Paul tells us in verse 8 that when we come into the presence of God we realise that all of these things too are rubbish. They have no value or importance compared to the “surpassing worth of knowing Christ Jesus.”

Whether it is holding on to past hurts or the feeling of security that we take from our job role; we need to throw this stuff away, get rid of it from our lives…….but in doing this we gain something far more important, for more valuable – we gain Christ.

Rather than being found living amongst the foul smelling street garbage fit only for dogs, we can instead, as verse 9 says, be found in Christ.

It would seem that given the option of being found in the rubbish or being found in Christ, the choice would be obvious; and therefore as we read this passage there are some challenging questions that confront us:

Rather than discarding things that we should consider rubbish, do we hold onto them instead?

Rather than letting go of things from the past, do we actually just catalogue them, and keep them at the back of our mind.  Hidden away, but still there.

Or perhaps there are things that we find such security in, that we can’t actually admit that they are unhelpful or unimportant, and so we pass on these attitudes, values or expectations to those closest to us?

Or maybe we need to admit that we are choosing to live in the foul smelling garbage.  We know that there is an area of sin in our lives, but we don’t really want to throw it away……so we just live with a peg on our nose.

Answering or working through these either/or options is one response to these verses, and they are important questions to ask ourselves.  However, the power and truth of Paul’s words goes much deeper than simply completing a list of pros and cons, advantages and disadvantages, and then deciding, having weighed everything up, to come down on the side of Christ.

That is the complete opposite of what Paul is saying here.

What Paul wants us to grasp is that knowing Christ, having a personal relationship with him, means that all other things just completely drop off the scales.

If we truly understand and appreciate the surpassing worth of knowing Christ, it means we don’t look anywhere else for advantages.  Being found in Christ means we find completeness and wholeness.  There is nothing that comes close, or even compares to this.

We have no need to keep anything else.

“But whatever were gains to me I now consider loss for the sake of Christ.  What is more, I consider everything a loss because of the surpassing worth of knowing Christ Jesus my Lord, for whose sake I have lost all things.  I consider them garbage; that I may gain Christ and be found in him.”

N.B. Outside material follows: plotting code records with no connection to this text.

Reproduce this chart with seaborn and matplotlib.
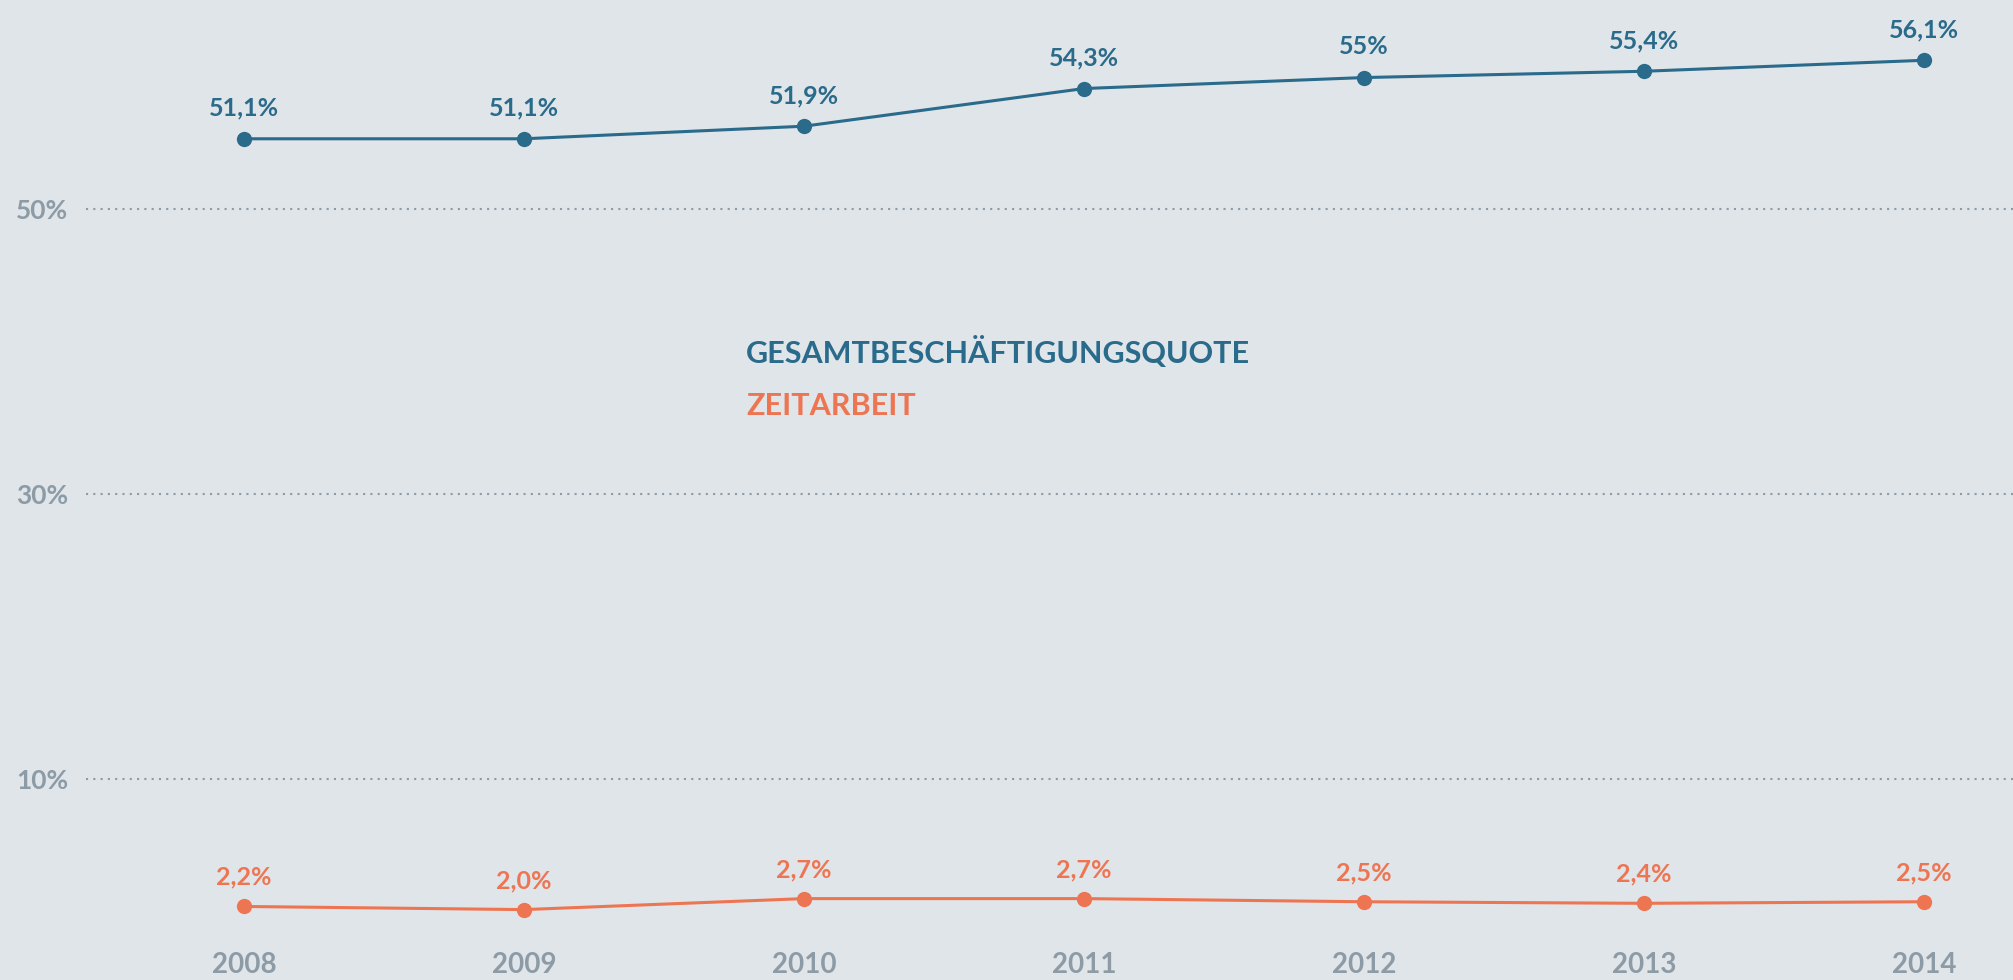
"""
Beschäftigungsquote vs. Zeitarbeit 2008-2014
"""

import matplotlib
matplotlib.use('Agg')
import matplotlib.pyplot as plt
import seaborn as sns
import pandas as pd

# Daten
years = [2008, 2009, 2010, 2011, 2012, 2013, 2014]
gesamt = [51.1, 51.1, 51.9, 54.3, 55.0, 55.4, 56.1]
zeitarbeit = [2.2, 2.0, 2.7, 2.7, 2.5, 2.4, 2.5]
gesamt_labels = ['51,1%', '51,1%', '51,9%', '54,3%', '55%', '55,4%', '56,1%']
zeit_labels = ['2,2%', '2,0%', '2,7%', '2,7%', '2,5%', '2,4%', '2,5%']
ytick_pos = [10.3, 28.5, 46.6]
ytick_labels = ['10%', '30%', '50%']

BG = '#dfe5e9'
BLUE = '#2a6a8a'
ORANGE = '#ee7552'
GREY = '#8c9ba6'

df = pd.DataFrame({
    'Jahr': years * 2,
    'Wert': gesamt + zeitarbeit,
    'Reihe': ['GESAMTBESCHÄFTIGUNGSQUOTE'] * len(years) + ['ZEITARBEIT'] * len(years),
})

sns.set_theme(style='white')
plt.rcParams['font.family'] = ['Lato', 'DejaVu Sans']
plt.rcParams['font.weight'] = 'bold'

fig = plt.figure(figsize=(20.13, 9.8), dpi=100, facecolor=BG)
ax = fig.add_axes([86 / 2013, 32 / 980, 1 - 86 / 2013, 1 - 32 / 980])
ax.set_facecolor(BG)

sns.lineplot(data=df, x='Jahr', y='Wert', hue='Reihe',
             palette=[BLUE, ORANGE], marker='o', markersize=11,
             markeredgewidth=0, linewidth=2.2, legend=False, ax=ax)

# Wertbeschriftungen
for x, y, lab in zip(years, gesamt, gesamt_labels):
    ax.annotate(lab, (x, y), xytext=(0, 22), textcoords='offset points',
                ha='center', va='center', color=BLUE, fontsize=18, fontweight='bold')
for x, y, lab in zip(years, zeitarbeit, zeit_labels):
    ax.annotate(lab, (x, y), xytext=(0, 21), textcoords='offset points',
                ha='center', va='center', color=ORANGE, fontsize=18, fontweight='bold')

ax.set_xlim(2007.436, 2014.318)
ax.set_ylim(-0.446, 59.94)
ax.set_xticks(years)
ax.set_xticklabels([str(y) for y in years])
ax.set_yticks(ytick_pos)
ax.set_yticklabels(ytick_labels)
ax.tick_params(axis='x', length=0, pad=3, labelsize=20, labelcolor=GREY)
ax.tick_params(axis='y', length=0, pad=13, labelsize=19, labelcolor=GREY)
ax.yaxis.grid(True, color=GREY, linestyle=(0, (1, 2.5)), linewidth=1.5)
ax.set_xlabel('')
ax.set_ylabel('')
sns.despine(ax=ax, left=True, bottom=True)

# Legende als Text
fig.text(746 / 2013, 1 - 352 / 980, 'GESAMTBESCHÄFTIGUNGSQUOTE', color=BLUE,
         fontsize=22, fontweight='bold', va='center', ha='left')
fig.text(746 / 2013, 1 - 406 / 980, 'ZEITARBEIT', color=ORANGE,
         fontsize=22, fontweight='bold', va='center', ha='left')

fig.savefig('out.png', dpi=100, facecolor=BG)
plt.close(fig)
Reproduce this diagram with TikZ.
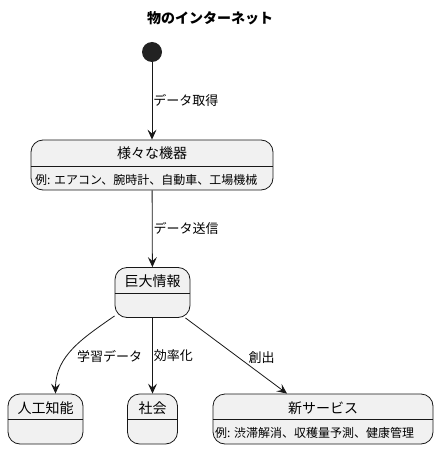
\documentclass[tikz,border=0pt]{standalone}
\usepackage{fontspec}
\setmainfont{Noto Sans CJK JP}
\usepackage{tikz}
\usetikzlibrary{arrows.meta, positioning}
\definecolor{statebg}{HTML}{F1F1F1}
\definecolor{lineclr}{HTML}{181818}
\definecolor{startclr}{HTML}{222222}

\begin{document}
\begin{tikzpicture}[x=1pt, y=1pt,
    box/.style={rectangle, rounded corners=12pt, draw=lineclr, fill=statebg, line width=0.8pt, inner sep=0pt},
    head/.style={font=\fontsize{14}{16}\selectfont, inner sep=0pt},
    desc/.style={font=\fontsize{12}{14}\selectfont, inner sep=0pt, anchor=west},
    lbl/.style={font=\fontsize{13}{15}\selectfont, inner sep=1pt},
    sep/.style={draw=lineclr, line width=0.8pt},
    arrow/.style={-{Stealth[length=10pt, width=9pt, inset=4pt]}, draw=lineclr, line width=0.8pt}
]
\useasboundingbox (0,0) rectangle (437,-449);

\node[font=\bfseries\fontsize{14}{16}\selectfont] (title) at (210,-18) {物のインターネット};

\node[circle, fill=startclr, minimum size=20pt, inner sep=0pt] (start) at (152,-52) {};

% states
\node[box, minimum width=242pt, minimum height=50pt] (devices) at (152,-165) {};
\node[head] (devicesT) at (152,-153) {様々な機器};
\draw[sep] (devices.west |- 0,-166) -- (devices.east |- 0,-166);
\node[desc] (devicesD) at (35,-180) {例: エアコン、腕時計、自動車、工場機械};

\node[box, minimum width=75pt, minimum height=50pt] (bigdata) at (152.5,-292.5) {};
\node[head] (bigdataT) at (152.5,-281) {巨大情報};
\draw[sep] (bigdata.west |- 0,-293) -- (bigdata.east |- 0,-293);

\node[box, minimum width=75pt, minimum height=50pt] (ai) at (45.5,-419) {};
\node[head] (aiT) at (45.5,-408) {人工知能};
\draw[sep] (ai.west |- 0,-419.5) -- (ai.east |- 0,-419.5);

\node[box, minimum width=50pt, minimum height=50pt] (society) at (152.5,-419) {};
\node[head] (societyT) at (152.5,-408) {社会};
\draw[sep] (society.west |- 0,-419.5) -- (society.east |- 0,-419.5);

\node[box, minimum width=220pt, minimum height=50pt] (service) at (323,-419) {};
\node[head] (serviceT) at (323,-408) {新サービス};
\draw[sep] (service.west |- 0,-419.5) -- (service.east |- 0,-419.5);
\node[desc] (serviceD) at (215,-433) {例: 渋滞解消、収穫量予測、健康管理};

% transitions
\draw[arrow] (start) -- node[lbl, right] {データ取得} (devices);
\draw[arrow] (devices) -- node[lbl, right] {データ送信} (bigdata);
\draw[arrow] ([yshift=2pt]bigdata.south west) to[out=215, in=90]
    node[lbl, pos=0.6, anchor=west, xshift=8.5pt] {学習データ} ([xshift=10pt]ai.north);
\draw[arrow] (bigdata) -- node[lbl, right] {効率化} (society);
\draw[arrow] ([xshift=-5pt]bigdata.south east) --
    node[lbl, pos=0.52, anchor=west, xshift=9pt] {創出} ([xshift=-36pt]service.north);

\end{tikzpicture}
\end{document}
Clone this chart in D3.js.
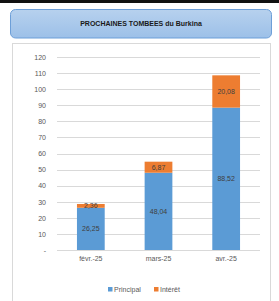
<!DOCTYPE html>
<html>
<head>
    <meta charset="utf-8">
    <title>Prochaines tombees du Burkina</title>
    <script src="https://d3js.org/d3.v7.min.js"></script>
    <style>
        body {
            margin: 0;
            font-family: "Liberation Sans", Arial, sans-serif;
            background-color: white;
            overflow: hidden;
        }
        #chart {
            width: 279px;
            height: 301px;
        }
        .tick text {
            fill: #595959;
            font-size: 7px;
        }
        .label {
            fill: #404040;
            font-size: 7px;
        }
    </style>
</head>
<body>
    <div id="chart"></div>
    <script>
        // Data
        const months = ["févr.-25", "mars-25", "avr.-25"];
        const principal = [26.25, 48.04, 88.52];
        const interet = [2.36, 6.87, 20.08];
        const yTicks = [0, 10, 20, 30, 40, 50, 60, 70, 80, 90, 100, 110, 120];
        const seriesNames = ["Principal", "Intérêt"];
        const colors = ["#5b9bd5", "#ed7d31"];

        const width = 279;
        const height = 301;

        const svg = d3.select("#chart")
            .append("svg")
            .attr("width", width)
            .attr("height", height);

        // Top black strip
        svg.append("rect")
            .attr("x", 0).attr("y", 0)
            .attr("width", width).attr("height", 3)
            .attr("fill", "#111");

        // Title box with gradient
        const grad = svg.append("defs").append("linearGradient")
            .attr("id", "titleGrad")
            .attr("x1", 0).attr("y1", 0).attr("x2", 0).attr("y2", 1);
        grad.append("stop").attr("offset", "0%").attr("stop-color", "#b7d1ee");
        grad.append("stop").attr("offset", "100%").attr("stop-color", "#9cc0e8");

        svg.append("rect")
            .attr("x", 10.5).attr("y", 9.5)
            .attr("width", 261).attr("height", 28.5)
            .attr("rx", 5)
            .attr("fill", "url(#titleGrad)")
            .attr("stroke", "#6d9fd8")
            .attr("stroke-width", 1);

        svg.append("text")
            .attr("x", 141).attr("y", 26)
            .attr("text-anchor", "middle")
            .style("font-size", "7px")
            .style("font-weight", "bold")
            .attr("fill", "#1a1a1a")
            .text("PROCHAINES TOMBEES du Burkina");

        // Chart panel
        svg.append("rect")
            .attr("x", 12.5).attr("y", 43.5)
            .attr("width", 258).attr("height", 270)
            .attr("fill", "white")
            .attr("stroke", "#d9d9d9")
            .attr("stroke-width", 1);

        // Scales
        const x = d3.scaleBand()
            .domain(months)
            .range([57, 260])
            .paddingInner(0.59)
            .paddingOuter(0.295);

        const y = d3.scaleLinear()
            .domain([0, 120])
            .range([250, 57]);

        // Gridlines
        svg.append("g")
            .selectAll("line")
            .data(yTicks)
            .enter()
            .append("line")
            .attr("x1", 57).attr("x2", 260)
            .attr("y1", d => Math.round(y(d)) + 0.5)
            .attr("y2", d => Math.round(y(d)) + 0.5)
            .attr("stroke", "#d9d9d9")
            .attr("stroke-width", 1);

        // Y axis labels
        const yAxis = d3.axisLeft(y)
            .tickValues(yTicks)
            .tickSize(0)
            .tickPadding(0)
            .tickFormat(d => d === 0 ? "-" : d);
        svg.append("g")
            .attr("transform", "translate(46,0)")
            .call(yAxis)
            .call(g => g.select(".domain").remove());

        // X axis labels
        const xAxis = d3.axisBottom(x).tickSize(0).tickPadding(0);
        svg.append("g")
            .attr("transform", "translate(0,256)")
            .call(xAxis)
            .call(g => g.select(".domain").remove());

        // Stack data
        const rows = months.map((m, i) => ({ month: m, Principal: principal[i], "Intérêt": interet[i] }));
        const stacked = d3.stack().keys(seriesNames)(rows);

        const layers = svg.append("g")
            .selectAll("g")
            .data(stacked)
            .enter()
            .append("g")
            .attr("fill", (d, i) => colors[i]);

        layers.selectAll("rect")
            .data(d => d)
            .enter()
            .append("rect")
            .attr("x", d => x(d.data.month))
            .attr("width", x.bandwidth())
            .attr("y", d => y(d[1]))
            .attr("height", d => y(d[0]) - y(d[1]));

        // Value labels
        layers.selectAll("text")
            .data(d => d.map(v => ({ v, key: d.key })))
            .enter()
            .append("text")
            .attr("class", "label")
            .attr("text-anchor", "middle")
            .attr("x", d => x(d.v.data.month) + x.bandwidth() / 2)
            .attr("y", d => y((d.v[0] + d.v[1]) / 2) + 2.5)
            .text(d => d3.format(".2f")(d.v.data[d.key]).replace(".", ","));

        // Legend
        const legend = svg.append("g")
            .selectAll("g")
            .data(seriesNames)
            .enter()
            .append("g")
            .attr("transform", (d, i) => `translate(${[108, 154][i]},287)`);

        legend.append("rect")
            .attr("width", 4.5).attr("height", 4.5)
            .attr("fill", (d, i) => colors[i]);

        legend.append("text")
            .attr("class", "label")
            .attr("x", 6).attr("y", 4.5)
            .style("fill", "#595959")
            .style("font-size", "7px")
            .text(d => d);
    </script>
</body>
</html>
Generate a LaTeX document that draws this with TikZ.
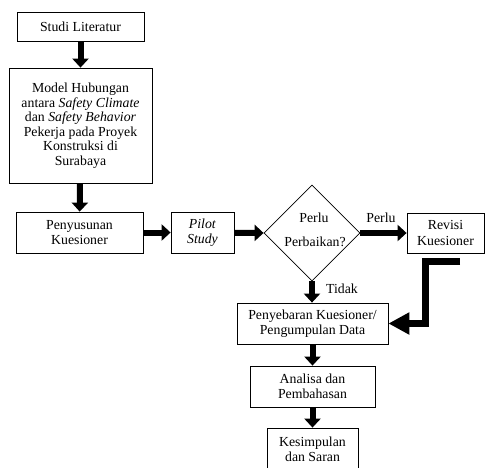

As we begin to look at what it means to live the Better Life, these verses are a good place to start.

The surpassing worth of knowing Christ and being found in Him is what the better life is all about.

So let’s ask ourselves this question:

Are these words a true description of our lives?  Have we truly gained Christ or are we a keeper of lost things?


Heavenly Father, fill us with your Holy Spirit today in order that we are able to let go of those things that should be lost to us now we are found in Christ.  Lord, teach us what it truly means to gain Christ, and help us to know that our relationship with him is worth so much more than anything else.  Amen.

BIBLE READING: Philippians 3:7-11

But whatever were gains to me I now consider loss for the sake of Christ. What is more, I consider everything a loss because of the surpassing worth of knowing Christ Jesus my Lord, for whose sake I have lost all things. I consider them garbage, that I may gain Christ and be found in him, not having a righteousness of my own that comes from the law, but that which is through faith in Christ – the righteousness that comes from God on the basis of faith. I want to know Christ – yes, to know the power of his resurrection and participation in his sufferings, becoming like him in his death, and so, somehow, attaining to the resurrection from the dead.